→ **What is asked**
The entries below contain a line with "Emit a Python" and a line with "marker_line_width=0))". Retype exactly everything from the first down to the second, both included, and nothing else.

→ **Given information**
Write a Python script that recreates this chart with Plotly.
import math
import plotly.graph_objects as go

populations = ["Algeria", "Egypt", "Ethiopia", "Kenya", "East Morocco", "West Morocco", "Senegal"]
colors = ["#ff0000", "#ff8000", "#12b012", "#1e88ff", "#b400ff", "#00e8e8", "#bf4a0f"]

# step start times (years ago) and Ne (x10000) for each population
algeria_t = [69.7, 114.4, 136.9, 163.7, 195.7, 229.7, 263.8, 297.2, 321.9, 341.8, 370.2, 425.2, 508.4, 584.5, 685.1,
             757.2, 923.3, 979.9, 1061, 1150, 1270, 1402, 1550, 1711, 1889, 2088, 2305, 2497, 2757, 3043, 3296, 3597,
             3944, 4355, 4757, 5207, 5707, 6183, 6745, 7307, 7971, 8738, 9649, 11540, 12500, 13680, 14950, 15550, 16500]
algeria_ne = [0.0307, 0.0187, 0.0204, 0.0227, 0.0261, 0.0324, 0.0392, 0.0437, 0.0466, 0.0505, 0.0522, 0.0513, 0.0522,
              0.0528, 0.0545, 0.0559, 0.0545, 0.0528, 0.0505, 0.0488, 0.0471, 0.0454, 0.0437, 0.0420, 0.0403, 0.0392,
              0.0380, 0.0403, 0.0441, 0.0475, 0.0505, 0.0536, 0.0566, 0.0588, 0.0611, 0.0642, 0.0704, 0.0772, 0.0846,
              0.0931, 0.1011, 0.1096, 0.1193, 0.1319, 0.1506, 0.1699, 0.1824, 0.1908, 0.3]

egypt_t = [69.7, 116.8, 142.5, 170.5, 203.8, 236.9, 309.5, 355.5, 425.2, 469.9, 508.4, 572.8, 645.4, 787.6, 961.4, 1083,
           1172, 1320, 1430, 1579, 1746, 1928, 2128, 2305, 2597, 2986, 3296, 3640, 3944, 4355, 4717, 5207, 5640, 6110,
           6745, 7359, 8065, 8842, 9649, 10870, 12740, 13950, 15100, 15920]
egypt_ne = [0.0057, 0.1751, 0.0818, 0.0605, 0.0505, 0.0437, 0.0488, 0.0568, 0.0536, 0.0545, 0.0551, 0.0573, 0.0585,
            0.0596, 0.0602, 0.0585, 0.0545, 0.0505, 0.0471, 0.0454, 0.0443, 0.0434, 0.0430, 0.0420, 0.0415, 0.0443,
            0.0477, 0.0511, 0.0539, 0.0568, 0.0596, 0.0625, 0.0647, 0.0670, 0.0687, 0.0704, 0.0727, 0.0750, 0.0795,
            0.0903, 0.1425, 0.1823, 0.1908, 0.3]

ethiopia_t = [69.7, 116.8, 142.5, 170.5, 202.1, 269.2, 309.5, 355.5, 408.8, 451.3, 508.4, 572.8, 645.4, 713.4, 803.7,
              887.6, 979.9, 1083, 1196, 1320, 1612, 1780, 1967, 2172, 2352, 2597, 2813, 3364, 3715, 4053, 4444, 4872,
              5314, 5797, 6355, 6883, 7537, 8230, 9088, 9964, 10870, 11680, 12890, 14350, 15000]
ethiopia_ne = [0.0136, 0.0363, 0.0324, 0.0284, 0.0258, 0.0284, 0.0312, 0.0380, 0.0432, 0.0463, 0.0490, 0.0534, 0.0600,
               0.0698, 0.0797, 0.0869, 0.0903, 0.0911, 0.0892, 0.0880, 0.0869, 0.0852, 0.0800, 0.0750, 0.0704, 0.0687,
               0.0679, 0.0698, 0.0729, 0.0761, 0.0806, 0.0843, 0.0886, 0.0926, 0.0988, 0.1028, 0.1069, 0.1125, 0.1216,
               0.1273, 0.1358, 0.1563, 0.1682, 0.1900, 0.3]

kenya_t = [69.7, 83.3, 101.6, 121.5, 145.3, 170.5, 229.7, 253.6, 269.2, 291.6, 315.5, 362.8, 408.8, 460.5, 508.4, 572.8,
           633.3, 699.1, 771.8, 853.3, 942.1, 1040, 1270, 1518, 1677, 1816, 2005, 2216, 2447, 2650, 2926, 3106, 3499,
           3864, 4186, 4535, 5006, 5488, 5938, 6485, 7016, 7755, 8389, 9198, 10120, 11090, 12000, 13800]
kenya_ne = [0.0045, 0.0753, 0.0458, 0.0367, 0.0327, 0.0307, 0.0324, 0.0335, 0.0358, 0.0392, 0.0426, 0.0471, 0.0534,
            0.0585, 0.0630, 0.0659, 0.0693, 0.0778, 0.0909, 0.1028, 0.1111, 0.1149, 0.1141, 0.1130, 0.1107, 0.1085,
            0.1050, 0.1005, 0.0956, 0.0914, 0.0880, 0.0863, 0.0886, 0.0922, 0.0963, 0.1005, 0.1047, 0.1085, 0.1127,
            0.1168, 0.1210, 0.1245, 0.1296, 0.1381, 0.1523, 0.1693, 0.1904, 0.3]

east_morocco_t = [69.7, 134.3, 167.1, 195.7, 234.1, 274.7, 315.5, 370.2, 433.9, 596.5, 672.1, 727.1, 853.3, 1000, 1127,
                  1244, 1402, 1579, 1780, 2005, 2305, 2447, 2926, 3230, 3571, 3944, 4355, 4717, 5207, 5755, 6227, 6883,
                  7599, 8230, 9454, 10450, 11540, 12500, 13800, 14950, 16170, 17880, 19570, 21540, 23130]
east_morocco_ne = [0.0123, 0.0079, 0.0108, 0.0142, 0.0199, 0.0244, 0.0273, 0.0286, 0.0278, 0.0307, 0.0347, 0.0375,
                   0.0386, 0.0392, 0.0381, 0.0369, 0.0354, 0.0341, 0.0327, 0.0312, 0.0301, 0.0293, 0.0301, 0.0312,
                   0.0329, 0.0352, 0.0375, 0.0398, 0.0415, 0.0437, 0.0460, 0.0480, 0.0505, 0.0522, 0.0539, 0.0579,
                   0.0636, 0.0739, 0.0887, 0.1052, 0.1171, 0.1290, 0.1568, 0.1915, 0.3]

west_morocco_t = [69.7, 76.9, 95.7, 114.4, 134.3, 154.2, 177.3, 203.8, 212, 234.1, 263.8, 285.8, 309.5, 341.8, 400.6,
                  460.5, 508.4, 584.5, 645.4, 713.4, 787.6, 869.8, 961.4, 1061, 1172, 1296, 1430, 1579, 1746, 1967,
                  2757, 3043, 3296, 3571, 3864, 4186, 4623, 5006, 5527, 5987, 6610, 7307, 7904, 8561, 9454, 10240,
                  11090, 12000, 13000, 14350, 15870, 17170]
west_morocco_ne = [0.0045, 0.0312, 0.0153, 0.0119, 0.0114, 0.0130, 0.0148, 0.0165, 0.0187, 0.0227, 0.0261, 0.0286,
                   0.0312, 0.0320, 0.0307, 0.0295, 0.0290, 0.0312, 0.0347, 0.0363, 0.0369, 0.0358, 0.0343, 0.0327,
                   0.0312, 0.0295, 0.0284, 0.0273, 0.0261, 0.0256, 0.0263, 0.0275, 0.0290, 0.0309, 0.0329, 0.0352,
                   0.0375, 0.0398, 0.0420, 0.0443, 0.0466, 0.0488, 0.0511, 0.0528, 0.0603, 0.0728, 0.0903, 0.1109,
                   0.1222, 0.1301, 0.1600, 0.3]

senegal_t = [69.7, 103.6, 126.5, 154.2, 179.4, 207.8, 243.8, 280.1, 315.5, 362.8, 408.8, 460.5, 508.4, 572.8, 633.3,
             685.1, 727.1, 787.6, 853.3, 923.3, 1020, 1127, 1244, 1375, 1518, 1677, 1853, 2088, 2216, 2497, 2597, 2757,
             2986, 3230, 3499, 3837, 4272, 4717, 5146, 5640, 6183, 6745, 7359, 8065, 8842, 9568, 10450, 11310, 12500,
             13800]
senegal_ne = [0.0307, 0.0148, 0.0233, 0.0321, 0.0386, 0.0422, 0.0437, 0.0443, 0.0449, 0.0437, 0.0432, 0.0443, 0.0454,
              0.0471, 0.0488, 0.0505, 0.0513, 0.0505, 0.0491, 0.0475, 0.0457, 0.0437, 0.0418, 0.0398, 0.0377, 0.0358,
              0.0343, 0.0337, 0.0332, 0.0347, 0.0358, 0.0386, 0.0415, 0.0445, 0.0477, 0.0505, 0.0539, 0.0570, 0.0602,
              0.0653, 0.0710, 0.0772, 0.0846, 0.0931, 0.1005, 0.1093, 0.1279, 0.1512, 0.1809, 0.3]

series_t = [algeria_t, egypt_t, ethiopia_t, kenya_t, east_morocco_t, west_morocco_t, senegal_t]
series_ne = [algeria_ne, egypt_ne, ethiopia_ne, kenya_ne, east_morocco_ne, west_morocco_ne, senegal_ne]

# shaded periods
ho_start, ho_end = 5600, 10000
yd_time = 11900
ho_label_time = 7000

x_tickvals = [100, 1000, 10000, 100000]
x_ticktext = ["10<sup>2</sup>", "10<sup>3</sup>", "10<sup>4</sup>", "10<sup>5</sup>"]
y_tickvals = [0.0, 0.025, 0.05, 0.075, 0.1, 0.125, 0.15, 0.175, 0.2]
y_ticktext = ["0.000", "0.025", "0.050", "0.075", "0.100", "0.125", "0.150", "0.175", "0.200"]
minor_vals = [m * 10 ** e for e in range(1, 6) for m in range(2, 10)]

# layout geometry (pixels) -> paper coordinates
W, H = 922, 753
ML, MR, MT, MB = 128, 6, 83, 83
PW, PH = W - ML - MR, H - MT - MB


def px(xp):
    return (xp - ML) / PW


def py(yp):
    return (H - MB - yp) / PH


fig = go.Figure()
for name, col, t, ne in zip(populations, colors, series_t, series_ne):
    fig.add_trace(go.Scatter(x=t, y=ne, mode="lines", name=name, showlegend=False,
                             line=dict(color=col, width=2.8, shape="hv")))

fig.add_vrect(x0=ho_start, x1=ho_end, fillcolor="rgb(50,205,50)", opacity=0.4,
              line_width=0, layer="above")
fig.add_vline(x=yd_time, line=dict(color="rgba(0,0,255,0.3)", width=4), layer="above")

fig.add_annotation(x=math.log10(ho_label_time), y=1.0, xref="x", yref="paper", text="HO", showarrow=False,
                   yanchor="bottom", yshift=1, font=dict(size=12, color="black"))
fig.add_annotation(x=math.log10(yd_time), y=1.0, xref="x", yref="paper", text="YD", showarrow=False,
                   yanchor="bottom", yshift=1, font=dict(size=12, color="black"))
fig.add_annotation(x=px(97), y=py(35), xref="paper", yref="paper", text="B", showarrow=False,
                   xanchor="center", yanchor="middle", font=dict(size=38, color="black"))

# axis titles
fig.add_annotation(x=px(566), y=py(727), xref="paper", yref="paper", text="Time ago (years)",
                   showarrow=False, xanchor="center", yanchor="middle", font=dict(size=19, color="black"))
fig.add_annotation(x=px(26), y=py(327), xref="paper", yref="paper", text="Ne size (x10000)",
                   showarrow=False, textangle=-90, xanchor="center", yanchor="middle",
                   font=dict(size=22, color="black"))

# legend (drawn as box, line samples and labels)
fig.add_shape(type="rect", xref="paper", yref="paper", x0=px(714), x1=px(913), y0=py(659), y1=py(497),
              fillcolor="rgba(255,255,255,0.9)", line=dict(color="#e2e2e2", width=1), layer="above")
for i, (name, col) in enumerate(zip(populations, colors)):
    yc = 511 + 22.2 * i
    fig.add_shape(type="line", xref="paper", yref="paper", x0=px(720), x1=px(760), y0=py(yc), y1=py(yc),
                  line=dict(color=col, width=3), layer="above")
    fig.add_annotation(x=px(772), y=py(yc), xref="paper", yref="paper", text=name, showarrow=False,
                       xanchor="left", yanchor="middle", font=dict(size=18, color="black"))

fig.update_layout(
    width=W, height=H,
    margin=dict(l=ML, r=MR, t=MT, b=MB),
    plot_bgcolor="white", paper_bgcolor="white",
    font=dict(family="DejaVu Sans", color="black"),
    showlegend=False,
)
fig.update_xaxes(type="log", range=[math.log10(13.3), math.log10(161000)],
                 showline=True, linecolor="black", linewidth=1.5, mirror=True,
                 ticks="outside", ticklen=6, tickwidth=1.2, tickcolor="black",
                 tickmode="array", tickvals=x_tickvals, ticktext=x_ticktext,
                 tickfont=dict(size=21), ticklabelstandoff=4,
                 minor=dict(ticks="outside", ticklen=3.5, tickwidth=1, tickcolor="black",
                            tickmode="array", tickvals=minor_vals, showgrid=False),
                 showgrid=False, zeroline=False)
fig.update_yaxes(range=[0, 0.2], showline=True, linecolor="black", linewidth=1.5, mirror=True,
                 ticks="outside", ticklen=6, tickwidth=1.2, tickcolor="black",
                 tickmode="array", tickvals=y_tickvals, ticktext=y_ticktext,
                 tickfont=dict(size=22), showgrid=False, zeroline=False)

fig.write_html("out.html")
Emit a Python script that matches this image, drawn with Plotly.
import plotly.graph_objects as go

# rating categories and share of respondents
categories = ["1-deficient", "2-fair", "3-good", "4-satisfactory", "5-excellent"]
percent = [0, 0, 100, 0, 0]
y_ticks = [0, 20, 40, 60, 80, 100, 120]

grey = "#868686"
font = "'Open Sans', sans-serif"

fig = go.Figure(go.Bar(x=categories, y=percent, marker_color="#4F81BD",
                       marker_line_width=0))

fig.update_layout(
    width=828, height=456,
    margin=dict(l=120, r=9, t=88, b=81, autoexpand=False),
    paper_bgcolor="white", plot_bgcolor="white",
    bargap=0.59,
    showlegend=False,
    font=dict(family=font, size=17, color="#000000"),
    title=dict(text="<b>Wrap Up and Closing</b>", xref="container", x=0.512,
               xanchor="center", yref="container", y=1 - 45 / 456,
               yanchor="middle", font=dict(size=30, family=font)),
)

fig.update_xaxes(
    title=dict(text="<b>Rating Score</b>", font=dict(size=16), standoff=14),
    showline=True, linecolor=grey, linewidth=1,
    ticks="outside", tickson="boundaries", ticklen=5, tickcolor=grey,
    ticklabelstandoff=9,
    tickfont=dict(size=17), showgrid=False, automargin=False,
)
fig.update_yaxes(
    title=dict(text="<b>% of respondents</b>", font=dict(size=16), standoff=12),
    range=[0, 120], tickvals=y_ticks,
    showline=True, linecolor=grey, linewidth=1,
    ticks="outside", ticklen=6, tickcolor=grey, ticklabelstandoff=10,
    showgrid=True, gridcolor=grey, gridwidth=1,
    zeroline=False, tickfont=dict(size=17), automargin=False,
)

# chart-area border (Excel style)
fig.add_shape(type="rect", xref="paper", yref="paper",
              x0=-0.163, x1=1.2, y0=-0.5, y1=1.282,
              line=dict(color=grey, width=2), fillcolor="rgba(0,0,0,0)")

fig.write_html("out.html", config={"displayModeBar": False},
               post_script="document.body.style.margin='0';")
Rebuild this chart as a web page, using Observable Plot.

→ **Expected answer**
Emit a Python script that matches this image, drawn with Plotly.
import plotly.graph_objects as go

# rating categories and share of respondents
categories = ["1-deficient", "2-fair", "3-good", "4-satisfactory", "5-excellent"]
percent = [0, 0, 100, 0, 0]
y_ticks = [0, 20, 40, 60, 80, 100, 120]

grey = "#868686"
font = "'Open Sans', sans-serif"

fig = go.Figure(go.Bar(x=categories, y=percent, marker_color="#4F81BD",
                       marker_line_width=0))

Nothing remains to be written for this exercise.